It’s unclear why they thought that Atwood’s sparing, often clinical, prose about a woman struggling to acclimatise to the freshly minted patriarchal hellworld she lives in would be a good choice for a class of fourteen year old boys. But the vagaries of the Australian education system are in the past, and you’re always allowed to read a novel again later, in your thirties.
Offred lives in the Republic of Gilead, forced into reproductive slavery. As she goes about her new routine, Offred remembers the America that was, the rights that she no longer has, and the small resistances she can exert against her strictures.
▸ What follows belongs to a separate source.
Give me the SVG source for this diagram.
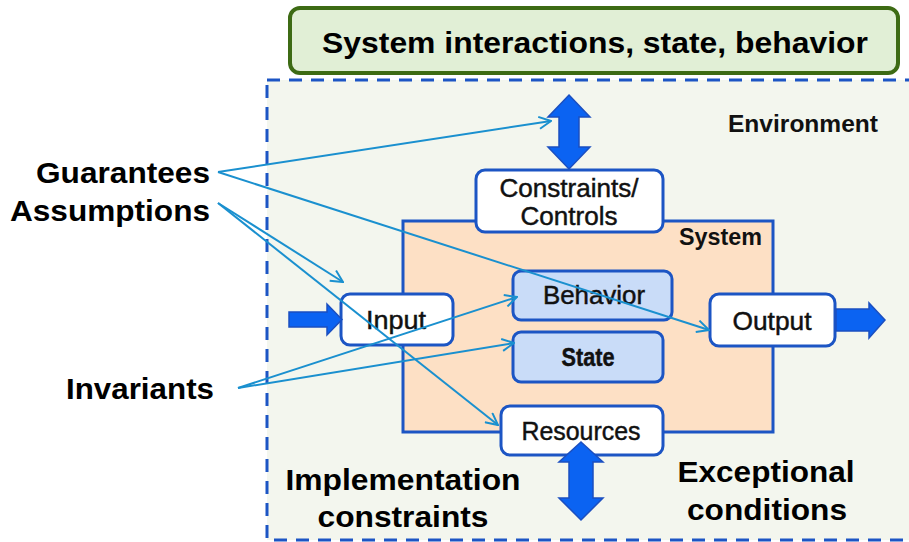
<svg xmlns="http://www.w3.org/2000/svg" width="909" height="542" viewBox="0 0 909 542">
<defs>
<style>
.box{stroke:#1c55c4;stroke-width:3}
.white{fill:#ffffff}
.lb{fill:#c9dcf8}
.lbl{font-family:"Liberation Sans",Arial,sans-serif;font-size:25px;fill:#111;stroke:#111;stroke-width:0.45;text-anchor:middle}
.big{font-family:"Liberation Sans",Arial,sans-serif;font-size:30px;font-weight:bold;fill:#000}
.med{font-family:"Liberation Sans",Arial,sans-serif;font-size:23px;font-weight:bold;fill:#111}
.thin{stroke:#1a90cf;stroke-width:2;fill:none;marker-end:url(#v)}
.fat{fill:#0b63f2;stroke:#1b4fc0;stroke-width:1.5;stroke-linejoin:miter}
</style>
<marker id="v" viewBox="0 0 14 14" refX="13" refY="7" markerWidth="14" markerHeight="14" markerUnits="userSpaceOnUse" orient="auto">
<path d="M1,1 L13,7 L1,13" fill="none" stroke="#1a90cf" stroke-width="2"/>
</marker>
</defs>
<rect x="0" y="0" width="909" height="542" fill="#ffffff"/>

<g id="title">
<rect x="290" y="8" width="608" height="65" rx="10" fill="#e1efd6" stroke="#3d6b14" stroke-width="4"/>
<text x="595" y="53" font-family="Liberation Sans,Arial,sans-serif" font-size="29" font-weight="bold" text-anchor="middle" textLength="546" lengthAdjust="spacingAndGlyphs">System interactions, state, behavior</text>
</g>

<g id="environment">
<rect x="267" y="80" width="660" height="460" fill="#f3f6ee" stroke="#1c55c4" stroke-width="3" stroke-dasharray="13 9"/>
<text class="med" x="728" y="132" textLength="150" lengthAdjust="spacingAndGlyphs">Environment</text>
</g>

<g id="system">
<rect x="403" y="221" width="370" height="211" fill="#fde0c5" class="box"/>
<text class="med" x="679" y="245" textLength="83" lengthAdjust="spacingAndGlyphs">System</text>
</g>

<g id="constraints-controls">
<rect x="476" y="170" width="187" height="62" rx="9" class="box white"/>
<text class="lbl" x="569" y="197" textLength="139" lengthAdjust="spacingAndGlyphs">Constraints/</text>
<text class="lbl" x="569" y="225" textLength="97" lengthAdjust="spacingAndGlyphs">Controls</text>
</g>

<g id="input">
<rect x="341" y="294" width="112" height="51" rx="9" class="box white"/>
<text class="lbl" x="396" y="329" textLength="60" lengthAdjust="spacingAndGlyphs">Input</text>
</g>

<g id="behavior">
<rect x="513" y="271" width="159" height="49" rx="8" class="box lb"/>
<text class="lbl" x="594" y="304" textLength="102" lengthAdjust="spacingAndGlyphs">Behavior</text>
</g>

<g id="state">
<rect x="513" y="332" width="150" height="50" rx="8" class="box lb"/>
<text class="lbl" x="588" y="366" font-weight="bold" stroke-width="0.2" textLength="53" lengthAdjust="spacingAndGlyphs">State</text>
</g>

<g id="resources">
<rect x="501" y="406" width="162" height="49" rx="9" class="box white"/>
<text class="lbl" x="581" y="440" textLength="119" lengthAdjust="spacingAndGlyphs">Resources</text>
</g>

<g id="output">
<rect x="710" y="294" width="125" height="52" rx="9" class="box white"/>
<text class="lbl" x="772" y="330" textLength="79" lengthAdjust="spacingAndGlyphs">Output</text>
</g>

<g id="labels">
<text class="big" x="210" y="183" text-anchor="end" textLength="174" lengthAdjust="spacingAndGlyphs">Guarantees</text>
<text class="big" x="210" y="221" text-anchor="end" textLength="200" lengthAdjust="spacingAndGlyphs">Assumptions</text>
<text class="big" x="214" y="399" text-anchor="end" textLength="148" lengthAdjust="spacingAndGlyphs">Invariants</text>
<text class="big" x="403" y="490" text-anchor="middle" textLength="235" lengthAdjust="spacingAndGlyphs">Implementation</text>
<text class="big" x="403" y="527" text-anchor="middle" textLength="171" lengthAdjust="spacingAndGlyphs">constraints</text>
<text class="big" x="766" y="482" text-anchor="middle" textLength="177" lengthAdjust="spacingAndGlyphs">Exceptional</text>
<text class="big" x="767" y="520" text-anchor="middle" textLength="160" lengthAdjust="spacingAndGlyphs">conditions</text>
</g>

<g id="connectors">
<polygon class="fat" points="569,95 590,117 579,117 579,147 590,147 569,169 548,147 559,147 559,117 548,117"/>
<polygon class="fat" points="581,442 603,462 593,462 593,498 603,498 581,520 559,498 569,498 569,462 559,462"/>
<polygon class="fat" points="289,312 327,312 327,304 342,319.5 327,335 327,327 289,327"/>
<polygon class="fat" points="836,309 869,309 869,303 885,320 869,338 869,331 836,331"/>
<line class="thin" x1="218" y1="172" x2="551" y2="121"/>
<line class="thin" x1="218" y1="172" x2="709" y2="330"/>
<line class="thin" x1="218" y1="203" x2="343" y2="282"/>
<line class="thin" x1="218" y1="203" x2="498" y2="425"/>
<line class="thin" x1="238" y1="388" x2="517" y2="297"/>
<line class="thin" x1="238" y1="388" x2="514" y2="343"/>
</g>
</svg>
Atwood has a thing, for oddly placed commas. But she also knows how to build: a world, a novel, a woman. Offred, who never gives the reader her real name, is not indifferent to her suffering but is mostly inured to it. It takes a long while to get to know her, to find her place in the past of her retro-future. The time shifting and accumulation of facts are as an avalanche that make The Handmaid’s Tale creep up on you, and finally crush you with their weight.
Atwood resists genre, but The Handmaid’s Tale is what it is. There’s reprove a lot more books like it now, but Atwood definitely grounded her work in an extreme amount of research and across multiple waves of feminism. That doesn’t mean that her “speculative fiction” does not fit a lot of different veils. Just because people aren’t arbitrarily sorted into factions and made to kill each other in an arena within these pages (although The Handmaid Games would probably do great business), Atwood’s novel isn’t that divergent from a lot of modern output.
The Handmaid’s Tale is “back”, but of course it never went away. Some novels are products of their time but can last in perpetuity; this is one of those books where you can still taste the tobacco and the despair 32 years later.